Missing video link... This is news to me. I never heard anything about the roof being designed to operate while moving until now. The only thing that I've heard (reading this forum) is from a couple members clamoring about how irate VW is over these roof modules that allow this. Searching the archives for "roof module" will bring up all those discussions. They even lead one vender, mods4cars, to offer a special no-roof-operation-while-moving model to appease the crowd. 


_Modified by solarflare at 10:28 AM 5-20-2009_


----------



## BWB8771 (Jul 9, 2007)

*Re: (solarflare)*

Whoops! here's the link:
http://www.youtube.com/watch?v=ttFySalw9kE
I don't think the top was *designed* to be operated while in motion, but the engineers seem to indicate it *can* be - at low speeds.
In this video they talk about how test subjects were more vigilant of the moving top than they were of the road or their surroundings.


----------



## ialonso (Aug 26, 2006)

*Re: (BWB8771)*


_Quote, originally posted by *BWB8771* »_Whoops! here's the link:
http://www.youtube.com/watch?v=ttFySalw9kE
I don't think the top was *designed* to be operated while in motion, but the engineers seem to indicate it *can* be - at low speeds.
In this video they talk about how test subjects were more vigilant of the moving top than they were of the road or their surroundings.

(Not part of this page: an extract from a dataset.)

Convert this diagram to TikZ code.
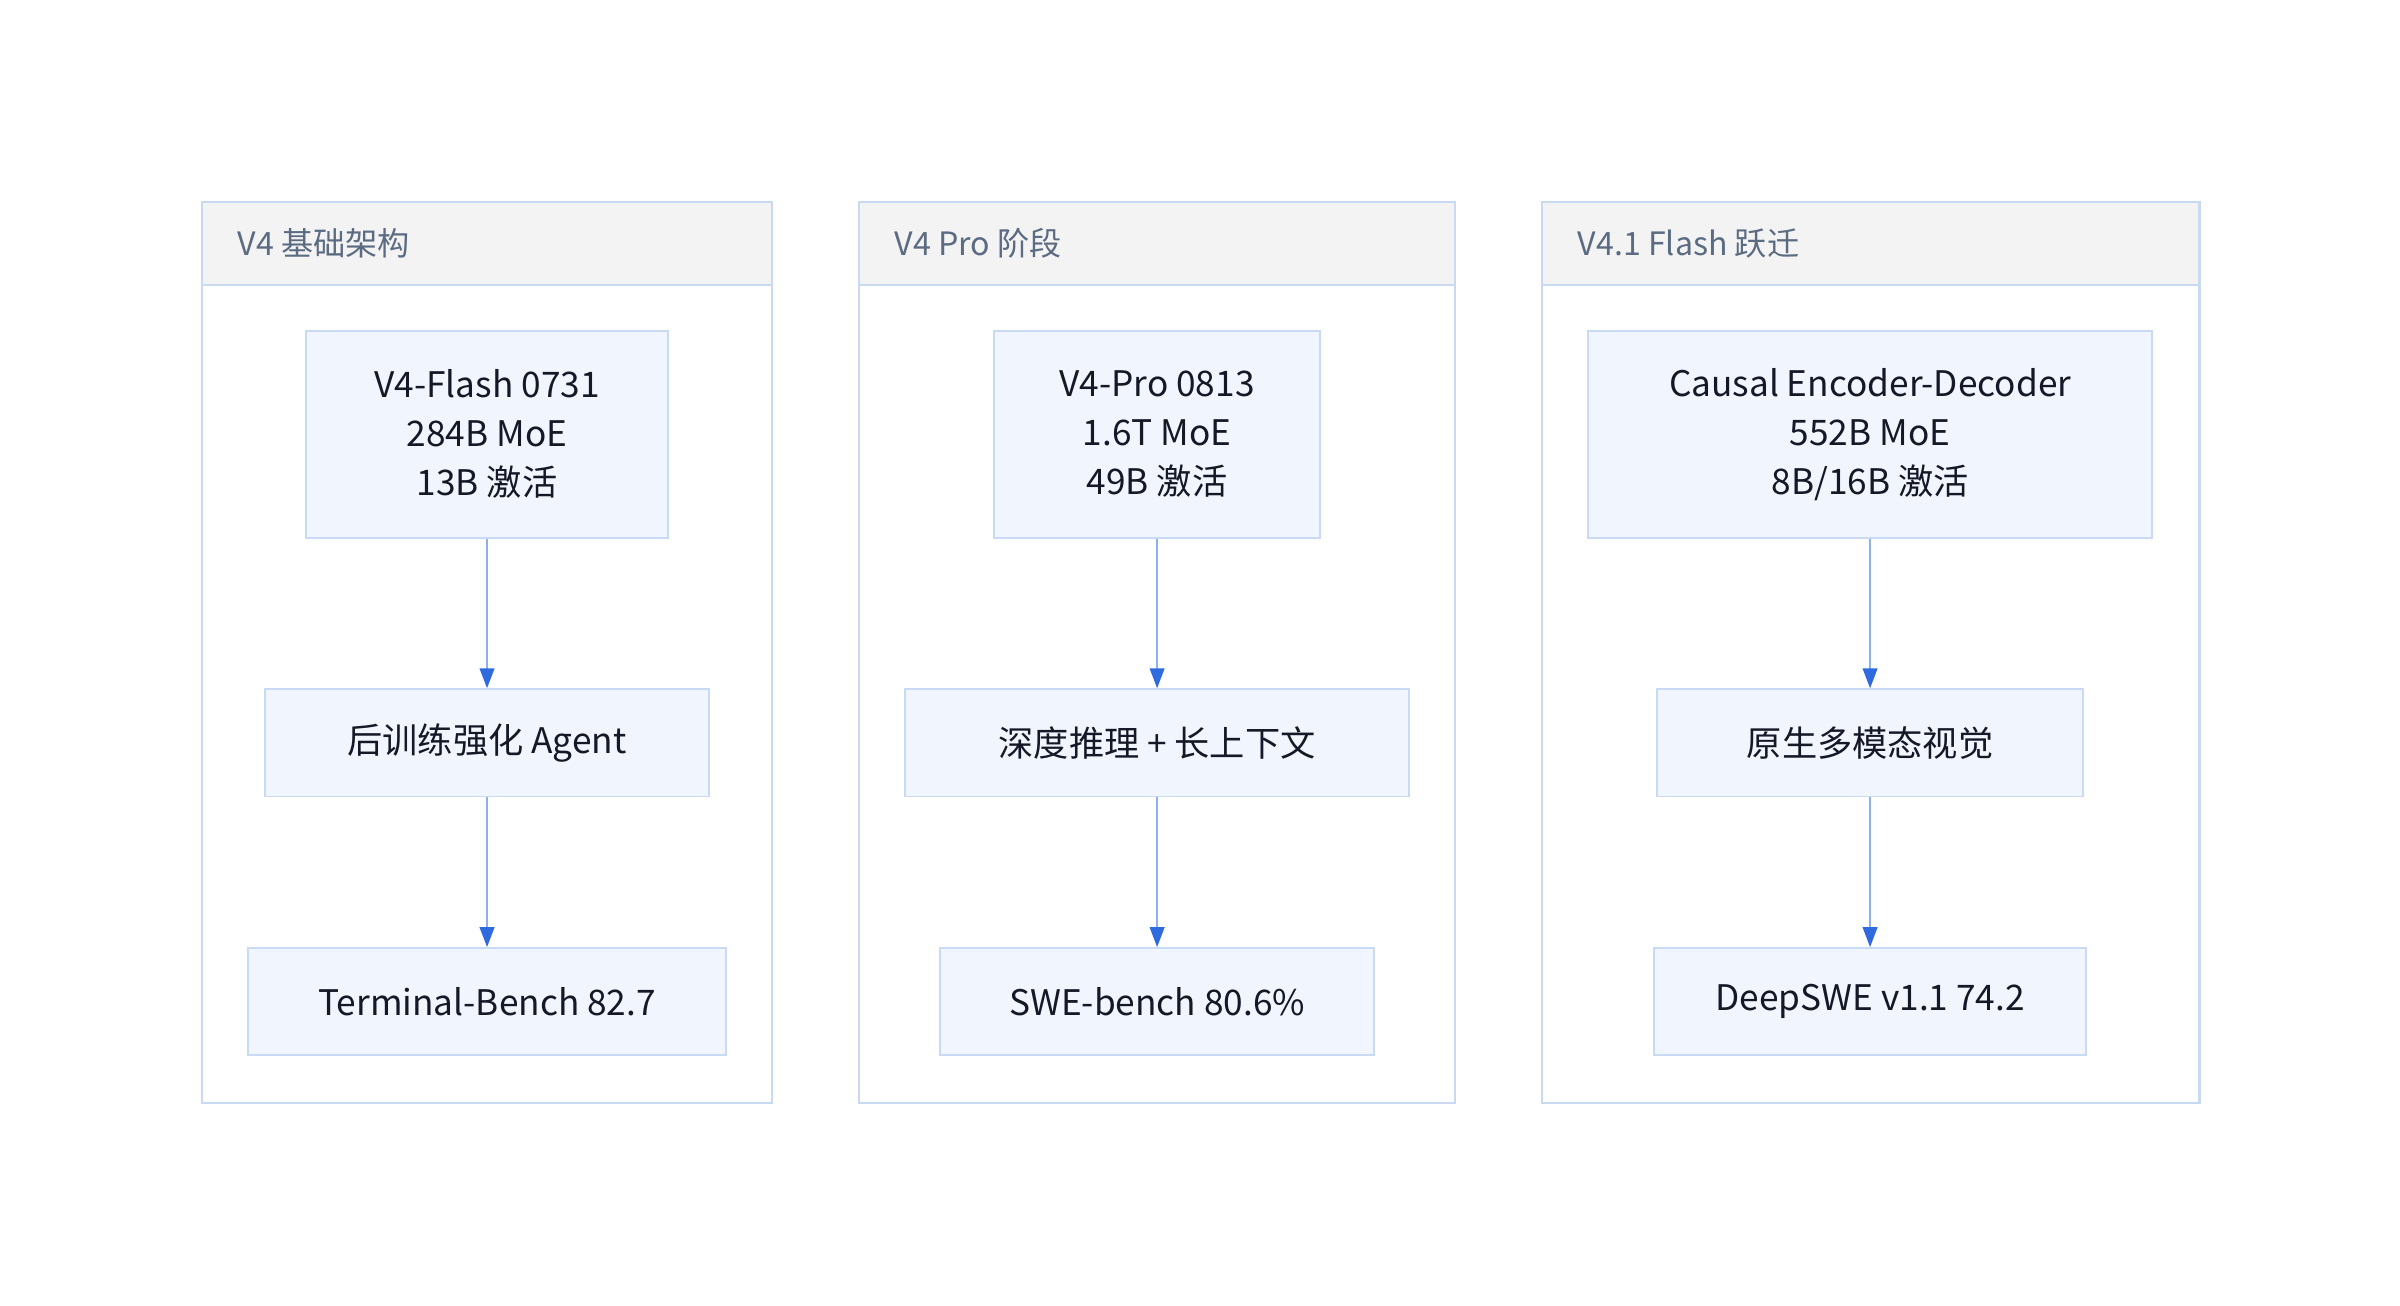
\documentclass[tikz,border=0pt]{standalone}
\usepackage{fontspec}
\setmainfont{Noto Sans CJK SC}
\usetikzlibrary{arrows.meta}

\begin{document}
\begin{tikzpicture}[x = 1pt, y = -1pt,
  panel/.style = {draw = panelLine, line width = 1.5pt, fill = white},
  header/.style = {draw = panelLine, line width = 1.5pt, fill = headGray},
  title/.style = {anchor = west, text = titleGray, inner sep = 0pt, font = \fontsize{21}{26}\selectfont},
  box/.style = {draw = boxLine, line width = 1.2pt, fill = boxFill, text = inkDark, align = center, inner sep = 0pt, font = \fontsize{23}{32}\selectfont},
  flow/.style = {draw = flowLine, line width = 1.4pt, -{Triangle[length = 13pt, width = 9.5pt, color = flowHead]}}]
  \definecolor{panelLine}{HTML}{C9D9F2};
  \definecolor{headGray}{HTML}{F3F3F3};
  \definecolor{titleGray}{HTML}{5B6B82};
  \definecolor{boxLine}{HTML}{C9DAF5};
  \definecolor{boxFill}{HTML}{F1F6FE};
  \definecolor{inkDark}{HTML}{161828};
  \definecolor{flowLine}{HTML}{8DB0EE};
  \definecolor{flowHead}{HTML}{2F6BDE};

  \useasboundingbox (0, 0) rectangle (1567, 852.7);

  % panels
  \filldraw[panel] (132, 132) rectangle (504, 720);
  \filldraw[header] (132, 132) rectangle (504, 186);
  \node[title] (t1) at (155, 159) {V4 基础架构};

  \filldraw[panel] (561, 132) rectangle (950, 720);
  \filldraw[header] (561, 132) rectangle (950, 186);
  \node[title] (t2) at (584, 159) {V4 Pro 阶段};

  \filldraw[panel] (1007, 132) rectangle (1436, 720);
  \filldraw[header] (1007, 132) rectangle (1436, 186);
  \node[title] (t3) at (1030, 159) {V4.1 Flash 跃迁};

  % V4
  \node[box, minimum width = 236pt, minimum height = 135pt] (flash) at (318, 283.5) {V4-Flash 0731\\284B MoE\\13B 激活};
  \node[box, minimum width = 290pt, minimum height = 70pt] (agent) at (318, 485) {后训练强化 Agent};
  \node[box, minimum width = 312pt, minimum height = 70pt] (term) at (318, 654) {Terminal-Bench 82.7};

  % V4 Pro
  \node[box, minimum width = 213pt, minimum height = 135pt] (pro) at (755.5, 283.5) {V4-Pro 0813\\1.6T MoE\\49B 激活};
  \node[box, minimum width = 329pt, minimum height = 70pt] (reason) at (755.5, 485) {深度推理 + 长上下文};
  \node[box, minimum width = 283pt, minimum height = 70pt] (swe) at (755.5, 654) {SWE-bench 80.6\%};

  % V4.1 Flash
  \node[box, minimum width = 368pt, minimum height = 135pt] (causal) at (1221, 283.5) {Causal Encoder-Decoder\\552B MoE\\8B/16B 激活};
  \node[box, minimum width = 278pt, minimum height = 70pt] (vision) at (1221, 485) {原生多模态视觉};
  \node[box, minimum width = 282pt, minimum height = 70pt] (deep) at (1221, 654) {DeepSWE v1.1 74.2};

  \draw[flow] (flash) -- (agent);
  \draw[flow] (agent) -- (term);
  \draw[flow] (pro) -- (reason);
  \draw[flow] (reason) -- (swe);
  \draw[flow] (causal) -- (vision);
  \draw[flow] (vision) -- (deep);
\end{tikzpicture}
\end{document}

I remember this video from the early days, but I also remember a member posting how the roof hit the A-pilar trim when closing it while he hit a por-hole... I am too lazy to look it up, but I remember it vividly...
YMMV... If I had it installed and ever used it, ater seeing those pictures, I would be darn sure the asphalt was like an ice rink for the next mile...


----------



## DonickCo (Nov 30, 2003)

*Re: Houston Get Together pictures, and LCT module demo.... (ialonso)*

i just installed the Mods4Car Module and it works GREAT!! i would only use the top well moving on flat smooth level ground free of any bumps, pritty much use common seance when using it. but i tell u is is great walking up to your car in a parking lot and start opining the tops as you approach the cart. i go tthe Mods4Car Module for under $300


----------



## flheat (Sep 29, 2006)

*Re: (ialonso)*


_Quote, originally posted by *ialonso* »_
I remember this video from the early days, but I also remember a member posting how the roof hit the A-pilar trim when closing it while he hit a por-hole... I am too lazy to look it up, but I remember it vividly...
YMMV... If I had it installed and ever used it, ater seeing those pictures, I would be darn sure the asphalt was like an ice rink for the next mile...

Yeah, that was me, and it was just a slight dip in the pavement. The body of the car must have twisted just enough that the peg missed aligning with the hole and put a dent in the header and popped off the plastic trim. The closing processed seized and I had to drive a couple of blocks with the trunk open. My dealer fortunately repaired it without charging me.


----------